_WHAT THE TASK REQUIRES_: Quote from the first line below through the line that contains "ax = fig.add_axes([0, 0, 1, 1])", both included, and leave the pictures out.
== STORED DATA ==
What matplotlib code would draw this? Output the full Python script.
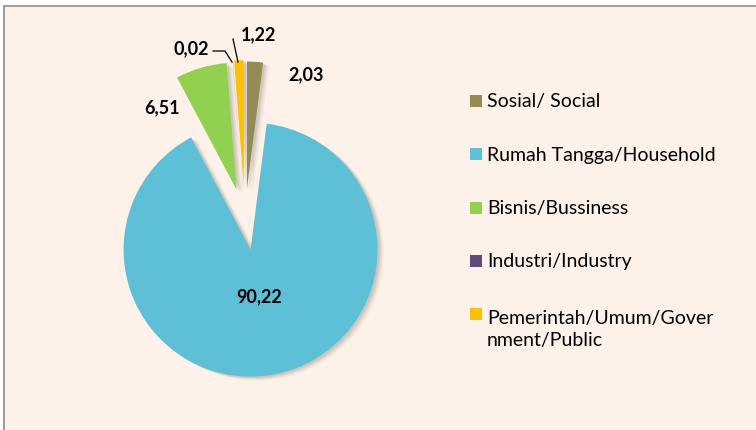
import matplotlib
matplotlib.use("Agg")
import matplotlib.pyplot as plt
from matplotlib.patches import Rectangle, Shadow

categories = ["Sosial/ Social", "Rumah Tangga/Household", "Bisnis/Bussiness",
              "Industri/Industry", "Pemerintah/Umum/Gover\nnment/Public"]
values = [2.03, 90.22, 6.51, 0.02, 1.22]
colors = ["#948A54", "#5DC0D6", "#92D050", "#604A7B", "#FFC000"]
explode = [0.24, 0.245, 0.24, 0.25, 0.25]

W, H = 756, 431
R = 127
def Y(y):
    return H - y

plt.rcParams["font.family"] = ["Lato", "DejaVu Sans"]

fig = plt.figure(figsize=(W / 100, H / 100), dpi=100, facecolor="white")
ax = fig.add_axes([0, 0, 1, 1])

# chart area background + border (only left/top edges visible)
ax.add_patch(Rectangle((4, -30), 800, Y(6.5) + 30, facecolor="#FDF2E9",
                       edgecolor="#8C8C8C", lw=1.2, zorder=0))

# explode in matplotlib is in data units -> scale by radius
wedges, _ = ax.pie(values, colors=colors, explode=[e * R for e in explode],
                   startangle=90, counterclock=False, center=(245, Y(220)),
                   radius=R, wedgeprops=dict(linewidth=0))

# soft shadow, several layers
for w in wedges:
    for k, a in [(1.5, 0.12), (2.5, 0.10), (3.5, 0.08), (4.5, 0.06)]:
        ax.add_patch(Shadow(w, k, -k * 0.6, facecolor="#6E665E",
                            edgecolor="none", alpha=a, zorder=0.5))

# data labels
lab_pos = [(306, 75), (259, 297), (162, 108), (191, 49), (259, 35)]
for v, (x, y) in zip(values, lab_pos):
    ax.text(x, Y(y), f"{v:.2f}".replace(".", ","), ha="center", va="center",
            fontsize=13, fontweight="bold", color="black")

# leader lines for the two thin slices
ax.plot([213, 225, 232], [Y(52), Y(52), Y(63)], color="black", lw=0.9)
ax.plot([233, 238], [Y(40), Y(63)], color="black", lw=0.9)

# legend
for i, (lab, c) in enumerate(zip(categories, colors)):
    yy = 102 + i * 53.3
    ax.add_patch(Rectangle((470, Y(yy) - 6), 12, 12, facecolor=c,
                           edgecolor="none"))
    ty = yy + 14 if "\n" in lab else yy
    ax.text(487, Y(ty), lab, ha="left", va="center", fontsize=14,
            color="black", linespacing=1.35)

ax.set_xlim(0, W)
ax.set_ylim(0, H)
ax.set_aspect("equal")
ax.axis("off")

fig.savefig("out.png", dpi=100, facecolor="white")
===
_RESULT OF THE TASK_:
What matplotlib code would draw this? Output the full Python script.
import matplotlib
matplotlib.use("Agg")
import matplotlib.pyplot as plt
from matplotlib.patches import Rectangle, Shadow

categories = ["Sosial/ Social", "Rumah Tangga/Household", "Bisnis/Bussiness",
              "Industri/Industry", "Pemerintah/Umum/Gover\nnment/Public"]
values = [2.03, 90.22, 6.51, 0.02, 1.22]
colors = ["#948A54", "#5DC0D6", "#92D050", "#604A7B", "#FFC000"]
explode = [0.24, 0.245, 0.24, 0.25, 0.25]

W, H = 756, 431
R = 127
def Y(y):
    return H - y

plt.rcParams["font.family"] = ["Lato", "DejaVu Sans"]

fig = plt.figure(figsize=(W / 100, H / 100), dpi=100, facecolor="white")
ax = fig.add_axes([0, 0, 1, 1])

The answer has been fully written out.